Mobile manipulators have been employed in many applications that are traditionally performed by either multiple fixed-base robots or a large robotic system. This capability is enabled by the mobility of the mobile base. However, the mobile base also brings redundancy to the system, which makes mobile manipulator motion planning more challenging. In this paper, we tackle the mobile manipulator motion planning problem under the end-effector trajectory continuity constraint in which the end-effector is required to traverse a continuous task-space trajectory (time-parametrized path), such as in mobile printing or spraying applications.

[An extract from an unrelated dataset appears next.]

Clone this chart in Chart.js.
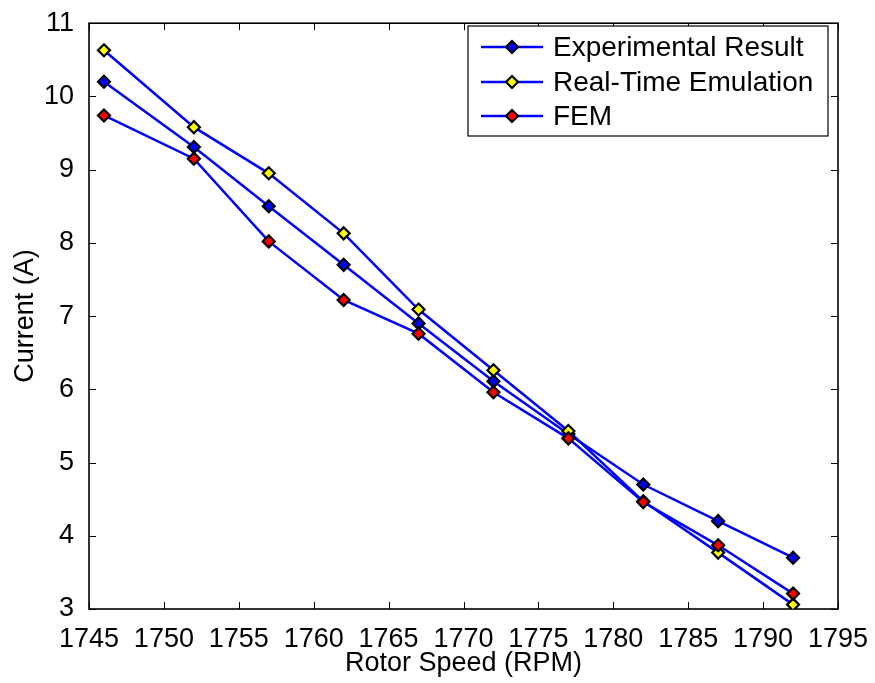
<!DOCTYPE html>
<html>
<head>
<meta charset="utf-8">
<script src="https://cdn.jsdelivr.net/npm/chart.js@4"></script>
<style>
  html, body { margin: 0; padding: 0; background: #fff; }
  #wrap { width: 875px; height: 683px; }
</style>
</head>
<body>
<div id="wrap"><canvas id="c" width="875" height="683"></canvas></div>
<script>
// Stator current versus rotor speed for three methods
const rotorSpeed   = [1746, 1752, 1757, 1762, 1767, 1772, 1777, 1782, 1787, 1792];
const experimental = [10.2, 9.31, 8.5, 7.7, 6.9, 6.11, 5.39, 4.7, 4.2, 3.7];
const realTime     = [10.63, 9.58, 8.95, 8.13, 7.09, 6.26, 5.43, 4.47, 3.77, 3.06];
const fem          = [9.74, 9.15, 8.02, 7.22, 6.76, 5.96, 5.33, 4.46, 3.87, 3.21];

const xTicks = [1745, 1750, 1755, 1760, 1765, 1770, 1775, 1780, 1785, 1790, 1795];
const yTicks = [3, 4, 5, 6, 7, 8, 9, 10, 11];

const seriesNames = ['Experimental Result', 'Real-Time Emulation', 'FEM'];
const markerFill  = ['#0000ff', '#ffff00', '#ff0000'];

const FONT = '"Liberation Sans", Arial, Helvetica, sans-serif';

function toPoints(ys) {
  return rotorSpeed.map((x, i) => ({ x: x, y: ys[i] }));
}

function makeSeries(idx, values, order) {
  return {
    label: seriesNames[idx],
    data: toPoints(values),
    borderColor: '#0000ff',
    borderWidth: 2.5,
    backgroundColor: markerFill[idx],
    pointStyle: 'rectRot',
    pointRadius: 6,
    pointBorderWidth: 2.2,
    pointBorderColor: '#000',
    pointBackgroundColor: markerFill[idx],
    tension: 0,
    fill: false,
    order: order
  };
}

// Box around the plot area with inward tick marks on all four sides
const framePlugin = {
  id: 'frame',
  beforeDatasetsDraw(chart) {
    const { ctx, chartArea: a, scales } = chart;
    ctx.save();
    ctx.strokeStyle = '#000';
    ctx.lineWidth = 1;
    const len = 7;
    ctx.beginPath();
    xTicks.forEach(v => {
      const px = Math.round(scales.x.getPixelForValue(v)) + 0.5;
      ctx.moveTo(px, a.bottom); ctx.lineTo(px, a.bottom - len);
      ctx.moveTo(px, a.top);    ctx.lineTo(px, a.top + len);
    });
    yTicks.forEach(v => {
      const py = Math.round(scales.y.getPixelForValue(v)) + 0.5;
      ctx.moveTo(a.left, py);  ctx.lineTo(a.left + len, py);
      ctx.moveTo(a.right, py); ctx.lineTo(a.right - len, py);
    });
    ctx.stroke();
    ctx.lineWidth = 1.6;
    ctx.strokeRect(a.left, a.top, a.right - a.left, a.bottom - a.top);
    ctx.restore();
  }
};

// Boxed legend inside the upper right of the plot, line sample with marker
const legendPlugin = {
  id: 'boxLegend',
  afterDraw(chart) {
    const { ctx } = chart;
    const box = { x: 468, y: 26, w: 360, h: 110 };
    const rowY = [47, 82, 116];
    ctx.save();
    ctx.fillStyle = '#fff';
    ctx.fillRect(box.x, box.y, box.w, box.h);
    ctx.strokeStyle = '#000';
    ctx.lineWidth = 1.2;
    ctx.strokeRect(box.x, box.y, box.w, box.h);
    chart.data.datasets.forEach((ds, i) => {
      const y = rowY[i];
      ctx.strokeStyle = ds.borderColor;
      ctx.lineWidth = ds.borderWidth;
      ctx.beginPath();
      ctx.moveTo(481, y); ctx.lineTo(543, y);
      ctx.stroke();
      ctx.fillStyle = ds.pointBackgroundColor;
      ctx.strokeStyle = ds.pointBorderColor;
      ctx.lineWidth = ds.pointBorderWidth;
      const r = ds.pointRadius;
      ctx.beginPath();
      ctx.moveTo(512, y - r); ctx.lineTo(512 + r, y); ctx.lineTo(512, y + r); ctx.lineTo(512 - r, y);
      ctx.closePath();
      ctx.fill(); ctx.stroke();
      ctx.fillStyle = '#000';
      ctx.font = '28px ' + FONT;
      ctx.textAlign = 'left';
      ctx.textBaseline = 'middle';
      ctx.fillText(ds.label, 553, y + 1);
    });
    ctx.restore();
  }
};

new Chart(document.getElementById('c'), {
  type: 'line',
  data: {
    datasets: [
      makeSeries(0, experimental, 2),
      makeSeries(1, realTime, 1),
      makeSeries(2, fem, 0)
    ]
  },
  options: {
    responsive: false,
    devicePixelRatio: 1,
    animation: false,
    layout: { padding: { top: 15, right: 37, left: 0, bottom: 0 } },
    plugins: { legend: { display: false }, tooltip: { enabled: false } },
    scales: {
      x: {
        type: 'linear',
        min: 1745, max: 1795,
        afterBuildTicks: s => { s.ticks = xTicks.map(v => ({ value: v })); },
        afterFit: s => { s.height = 74; },
        grid: { display: false },
        border: { display: false },
        ticks: {
          color: '#000', padding: 6, maxRotation: 0, autoSkip: false,
          font: { family: FONT, size: 27 },
          callback: v => String(v)
        },
        title: {
          display: true, text: 'Rotor Speed (RPM)', color: '#000',
          font: { family: FONT, size: 27 },
          padding: { top: 0, bottom: 3 }
        }
      },
      y: {
        min: 3, max: 11,
        afterBuildTicks: s => { s.ticks = yTicks.map(v => ({ value: v })); },
        afterFit: s => { s.width = 89; },
        grid: { display: false },
        border: { display: false },
        ticks: {
          color: '#000', padding: 7, autoSkip: false,
          font: { family: FONT, size: 27 },
          callback: v => String(v)
        },
        title: {
          display: true, text: 'Current (A)', color: '#000',
          font: { family: FONT, size: 27 },
          padding: { top: 9, bottom: 0 }
        }
      }
    }
  },
  plugins: [framePlugin, legendPlugin]
});
</script>
</body>
</html>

Our method decouples the problem into: (1) planning an optimal base trajectory subject to geometric task constraints, end-effector trajectory continuity constraint, collision avoidance, and base velocity constraint; which ensures that (2) a manipulator trajectory is computed subsequently based on the obtained base trajectory. To validate our method, we propose a discrete optimal base trajectory planning algorithm to solve several mobile printing tasks in hardware experiment and simulations.

翻译：移动机械臂已被广泛应用于许多传统上由多个固定基座机器人或大型机器人系统完成的任务中。这种能力源于移动底盘的机动性。然而，移动底盘同时也给系统带来了冗余性，使得移动机械臂的运动规划更具挑战性。本文研究了末端执行器轨迹连续性约束下的移动机械臂运动规划问题，其中要求末端执行器遍历连续的任务空间轨迹（时间参数化路径），例如移动打印或喷涂应用。我们的方法将问题解耦为：（1）在几何任务约束、末端轨迹连续性约束、碰撞避免和底盘速度约束下，规划最优底盘轨迹；这确保了（2）随后基于获得的底盘轨迹计算机械臂轨迹。为验证该方法，我们提出一种离散的最优底盘轨迹规划算法，并在硬件实验和仿真中求解了多项移动打印任务。